Other issues, including stormwater and the specific appearance and dimensions of the Bojangles, had also been take care of, Cobb said.

Cobb said traffic management concerns still need to be addressed, specifically the number of curb cuts for the property off the Asheville Highway.

The developers want the site to have three entrances: the one that currently serves the Wells Fargo bank; one roughly opposite where Mr. Pete's is located (and where the developers will pay for a traffic light) and a third "right in, right out only" curb cut nearer to the student housing. Staff wants a written analysis showing the impact these curb cuts could have and whether the third one, in particular, is justified.

As part of the PDD process, the city asked for and will receive dedication of the floodplain property behind Mr. Pete's for stream restoration and right-of-way for a possible road in the future. Cobb told the planning board the location of parking on the site is a "policy question" it needed to answer.

Sharon Thurner, president of Sonoma Properties, said parking in the front is a "safety issue," but she said they would be willing to put in more landscaping in the parking areas.

She said they are "open to suggestions" about how to make the second phase of the project, which includes a larger retail strip, more "aesthetically pleasing."

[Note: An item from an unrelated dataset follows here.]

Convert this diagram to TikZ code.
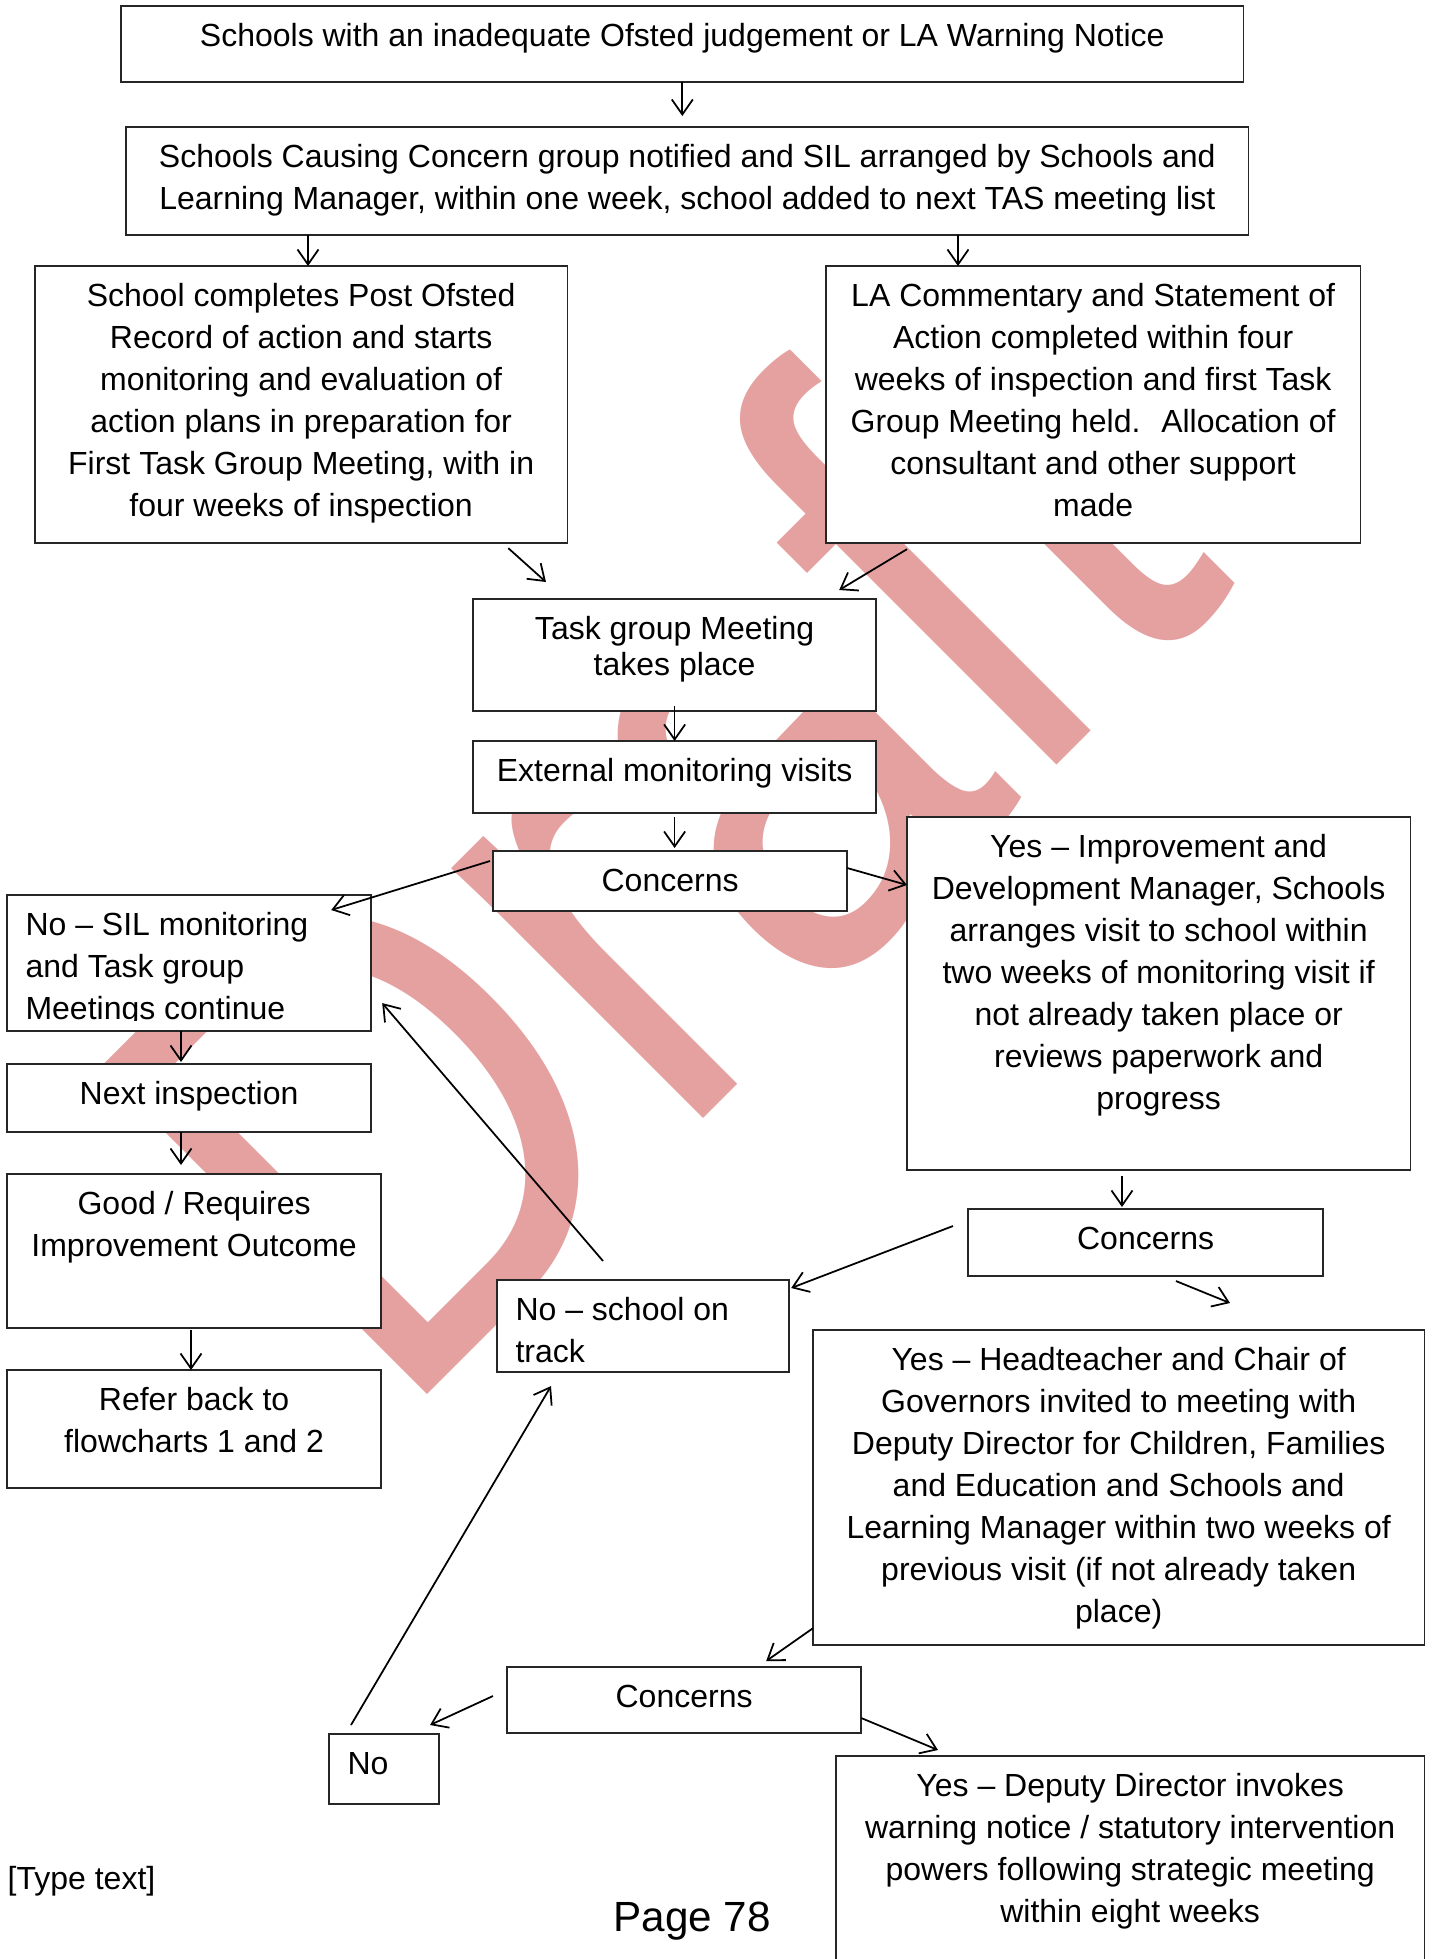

Davis suggested the retail strip having a second floor.

The developers, Thurner said, spent $80,000 on Tennessee stone to improve the outside appearance of the student housing.

"No one asked us to do that," Thurner said.

The same stone will be used on the Bojangles and other buildings on the site. At this point, Thurner wouldn't reveal what other specific businesses could come to the site, but she has been talking to local businesses abouts relocating, as well as new businesses.

"We want to make it nice for the community," she said. "We want to be good neighbors."

The board's approval of the project noted that it was inconsistent with the city's land-use plan and that more landscaping and additional aesthetic measures should be considered for the second phase, including less parking in the front.

The traffic impact issues were another recommended condition of approval.